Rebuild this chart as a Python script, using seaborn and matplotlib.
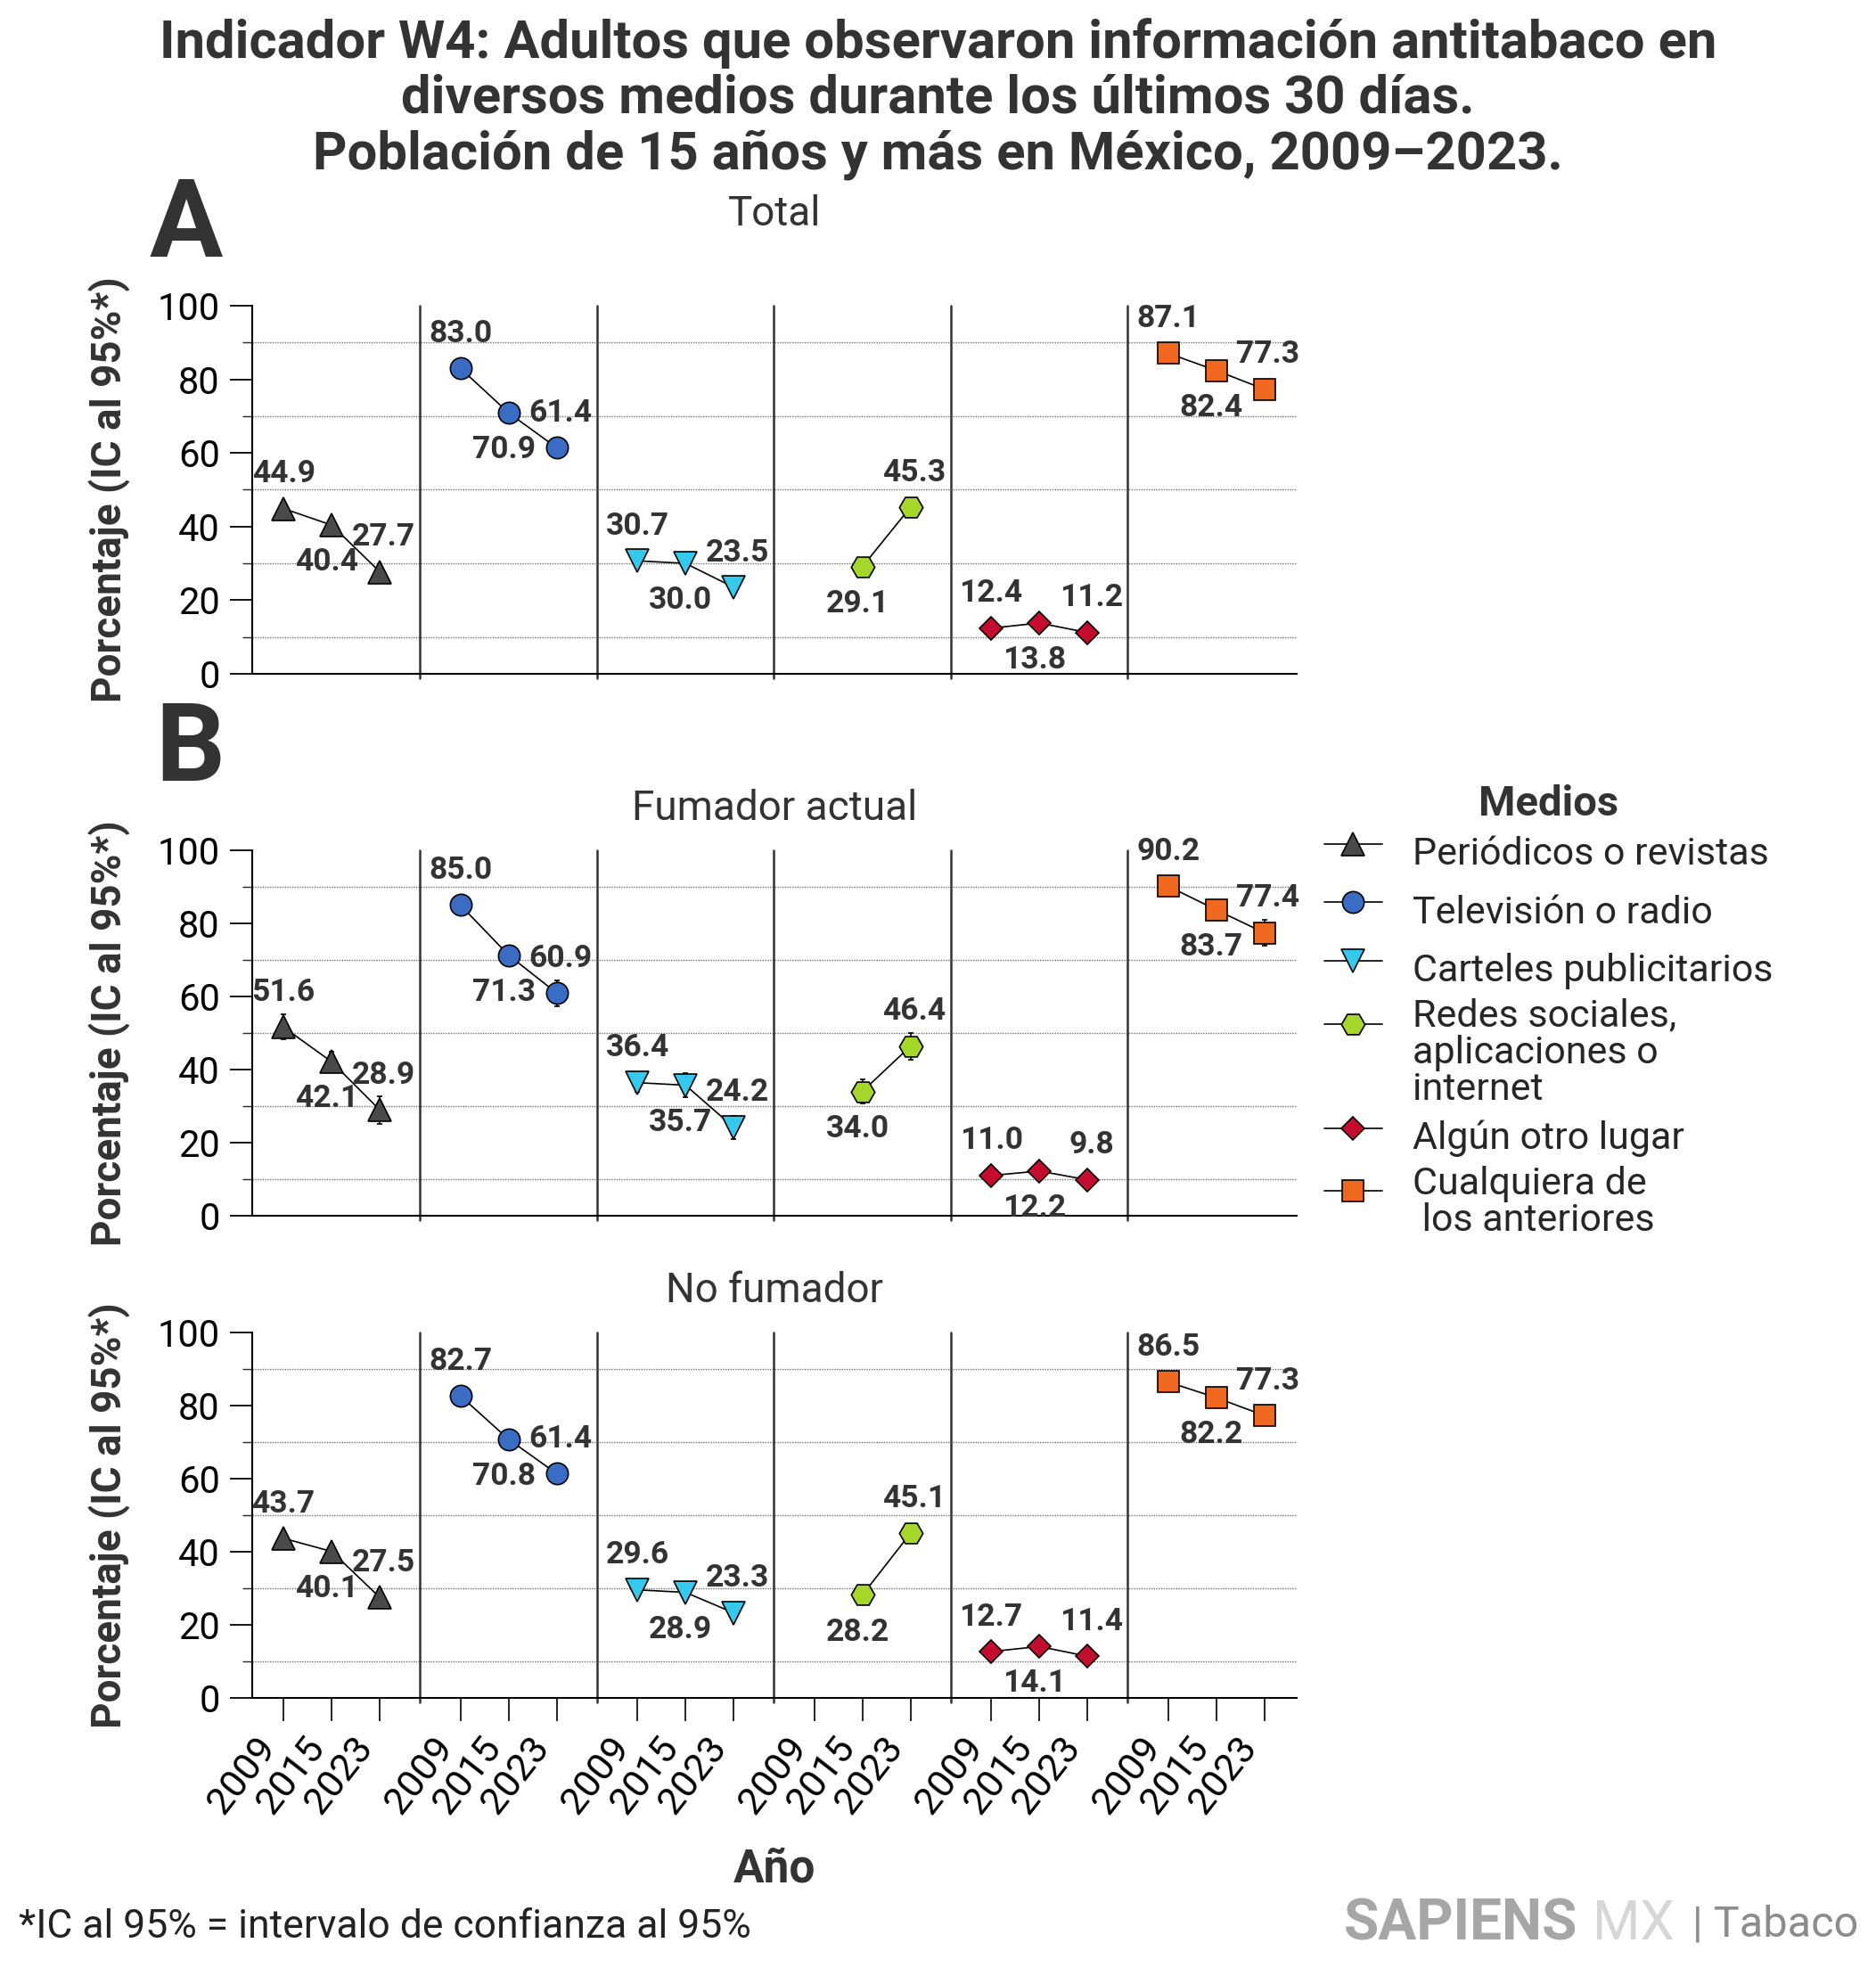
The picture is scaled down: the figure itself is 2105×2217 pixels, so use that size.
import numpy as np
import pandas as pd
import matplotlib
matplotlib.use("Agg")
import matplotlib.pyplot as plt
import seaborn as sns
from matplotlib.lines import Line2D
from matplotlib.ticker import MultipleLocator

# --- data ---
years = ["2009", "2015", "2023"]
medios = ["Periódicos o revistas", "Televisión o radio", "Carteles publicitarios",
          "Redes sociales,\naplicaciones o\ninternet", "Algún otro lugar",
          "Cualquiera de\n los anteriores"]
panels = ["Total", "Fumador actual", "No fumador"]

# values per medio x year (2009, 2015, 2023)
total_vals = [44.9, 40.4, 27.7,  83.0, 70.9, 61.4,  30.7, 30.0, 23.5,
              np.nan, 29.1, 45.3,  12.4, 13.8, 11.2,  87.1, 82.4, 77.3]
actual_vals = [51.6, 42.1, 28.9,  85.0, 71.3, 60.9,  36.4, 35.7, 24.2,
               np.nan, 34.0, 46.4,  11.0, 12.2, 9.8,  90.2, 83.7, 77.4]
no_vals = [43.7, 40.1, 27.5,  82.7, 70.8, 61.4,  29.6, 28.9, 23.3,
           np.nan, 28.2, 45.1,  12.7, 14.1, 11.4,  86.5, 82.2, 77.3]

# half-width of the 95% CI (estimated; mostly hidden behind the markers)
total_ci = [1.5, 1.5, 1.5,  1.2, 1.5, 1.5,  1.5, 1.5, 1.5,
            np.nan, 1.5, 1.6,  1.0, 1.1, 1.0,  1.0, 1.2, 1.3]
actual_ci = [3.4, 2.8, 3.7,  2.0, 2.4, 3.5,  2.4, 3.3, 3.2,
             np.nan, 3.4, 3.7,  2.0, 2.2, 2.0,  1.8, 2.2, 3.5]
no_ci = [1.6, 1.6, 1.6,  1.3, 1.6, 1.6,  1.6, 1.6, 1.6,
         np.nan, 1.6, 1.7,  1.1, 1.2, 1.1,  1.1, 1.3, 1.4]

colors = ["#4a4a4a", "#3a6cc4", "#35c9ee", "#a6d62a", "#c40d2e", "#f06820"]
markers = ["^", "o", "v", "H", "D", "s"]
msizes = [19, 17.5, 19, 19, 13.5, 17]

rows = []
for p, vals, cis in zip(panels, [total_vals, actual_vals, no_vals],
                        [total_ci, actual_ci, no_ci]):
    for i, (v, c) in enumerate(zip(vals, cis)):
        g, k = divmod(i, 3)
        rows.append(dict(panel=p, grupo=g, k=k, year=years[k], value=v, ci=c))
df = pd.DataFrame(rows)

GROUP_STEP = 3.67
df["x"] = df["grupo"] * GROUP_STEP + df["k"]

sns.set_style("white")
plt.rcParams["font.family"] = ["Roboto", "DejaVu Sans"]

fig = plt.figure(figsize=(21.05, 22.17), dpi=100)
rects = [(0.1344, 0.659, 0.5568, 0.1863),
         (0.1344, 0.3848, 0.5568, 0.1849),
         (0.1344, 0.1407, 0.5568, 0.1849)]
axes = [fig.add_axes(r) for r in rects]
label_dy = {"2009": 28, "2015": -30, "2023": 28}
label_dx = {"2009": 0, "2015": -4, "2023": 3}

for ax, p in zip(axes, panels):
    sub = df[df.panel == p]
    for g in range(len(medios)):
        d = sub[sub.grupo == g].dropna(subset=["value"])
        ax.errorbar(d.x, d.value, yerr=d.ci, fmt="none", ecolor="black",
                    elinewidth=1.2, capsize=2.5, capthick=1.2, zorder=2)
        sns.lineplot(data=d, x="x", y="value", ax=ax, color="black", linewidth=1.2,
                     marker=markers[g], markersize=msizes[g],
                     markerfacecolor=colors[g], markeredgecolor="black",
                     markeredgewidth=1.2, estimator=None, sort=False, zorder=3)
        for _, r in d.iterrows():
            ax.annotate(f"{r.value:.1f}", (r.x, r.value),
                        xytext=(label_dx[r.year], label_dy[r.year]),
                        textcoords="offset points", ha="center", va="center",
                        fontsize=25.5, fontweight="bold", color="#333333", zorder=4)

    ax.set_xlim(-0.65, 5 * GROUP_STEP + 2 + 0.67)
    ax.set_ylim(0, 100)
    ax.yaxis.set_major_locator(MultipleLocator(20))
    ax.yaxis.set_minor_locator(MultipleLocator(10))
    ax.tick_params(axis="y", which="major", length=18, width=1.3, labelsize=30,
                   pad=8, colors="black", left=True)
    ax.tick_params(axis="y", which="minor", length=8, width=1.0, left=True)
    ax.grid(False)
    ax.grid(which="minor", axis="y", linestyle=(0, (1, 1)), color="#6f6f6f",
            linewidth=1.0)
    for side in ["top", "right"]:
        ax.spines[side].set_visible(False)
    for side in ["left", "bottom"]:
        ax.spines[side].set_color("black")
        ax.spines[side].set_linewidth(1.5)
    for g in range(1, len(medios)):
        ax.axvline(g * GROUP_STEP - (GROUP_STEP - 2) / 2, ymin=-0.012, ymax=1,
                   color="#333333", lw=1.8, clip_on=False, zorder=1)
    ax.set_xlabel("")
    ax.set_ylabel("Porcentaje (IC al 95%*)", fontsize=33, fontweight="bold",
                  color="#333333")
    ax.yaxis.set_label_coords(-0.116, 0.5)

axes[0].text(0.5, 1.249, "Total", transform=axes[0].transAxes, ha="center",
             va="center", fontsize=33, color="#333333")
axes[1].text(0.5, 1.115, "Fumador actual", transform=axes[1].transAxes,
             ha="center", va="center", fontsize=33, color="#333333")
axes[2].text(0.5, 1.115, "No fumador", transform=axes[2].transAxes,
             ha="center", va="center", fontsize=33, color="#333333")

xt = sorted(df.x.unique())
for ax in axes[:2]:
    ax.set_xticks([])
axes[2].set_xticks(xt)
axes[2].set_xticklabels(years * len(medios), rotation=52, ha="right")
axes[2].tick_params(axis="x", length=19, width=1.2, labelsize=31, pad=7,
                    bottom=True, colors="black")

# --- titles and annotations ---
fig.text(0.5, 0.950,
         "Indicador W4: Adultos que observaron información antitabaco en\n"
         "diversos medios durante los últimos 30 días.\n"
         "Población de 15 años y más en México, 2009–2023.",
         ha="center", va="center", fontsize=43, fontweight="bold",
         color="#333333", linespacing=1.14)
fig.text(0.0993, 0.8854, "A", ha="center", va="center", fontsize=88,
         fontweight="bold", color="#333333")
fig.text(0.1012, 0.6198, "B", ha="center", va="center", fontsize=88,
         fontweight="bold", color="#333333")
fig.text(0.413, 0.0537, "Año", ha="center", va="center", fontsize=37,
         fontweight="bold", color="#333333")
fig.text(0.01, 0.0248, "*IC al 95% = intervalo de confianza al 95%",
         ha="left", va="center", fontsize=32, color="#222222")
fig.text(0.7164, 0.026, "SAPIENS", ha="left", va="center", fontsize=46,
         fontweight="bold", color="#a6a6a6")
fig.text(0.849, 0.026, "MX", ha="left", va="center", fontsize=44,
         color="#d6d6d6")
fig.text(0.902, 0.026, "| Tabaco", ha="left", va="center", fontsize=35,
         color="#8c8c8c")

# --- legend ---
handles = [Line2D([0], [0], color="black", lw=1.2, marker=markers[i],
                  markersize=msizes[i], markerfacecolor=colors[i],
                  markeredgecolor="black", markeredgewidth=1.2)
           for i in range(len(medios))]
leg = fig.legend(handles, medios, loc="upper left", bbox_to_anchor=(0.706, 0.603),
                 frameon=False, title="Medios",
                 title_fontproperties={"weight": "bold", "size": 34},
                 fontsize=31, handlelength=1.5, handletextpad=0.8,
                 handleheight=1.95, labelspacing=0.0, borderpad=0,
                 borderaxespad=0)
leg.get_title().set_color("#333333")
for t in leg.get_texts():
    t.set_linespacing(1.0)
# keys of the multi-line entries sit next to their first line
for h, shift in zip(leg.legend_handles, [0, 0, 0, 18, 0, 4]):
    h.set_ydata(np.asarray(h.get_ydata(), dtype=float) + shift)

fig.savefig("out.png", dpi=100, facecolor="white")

• _DO THIS_:
Repeat exactly the lines from the one containing "The picture is" to the one containing "from matplotlib.ticker import MultipleLocator", both lines included, and nothing else.

• _TASK ANSWER_:
The picture is scaled down: the figure itself is 2105×2217 pixels, so use that size.
import numpy as np
import pandas as pd
import matplotlib
matplotlib.use("Agg")
import matplotlib.pyplot as plt
import seaborn as sns
from matplotlib.lines import Line2D
from matplotlib.ticker import MultipleLocator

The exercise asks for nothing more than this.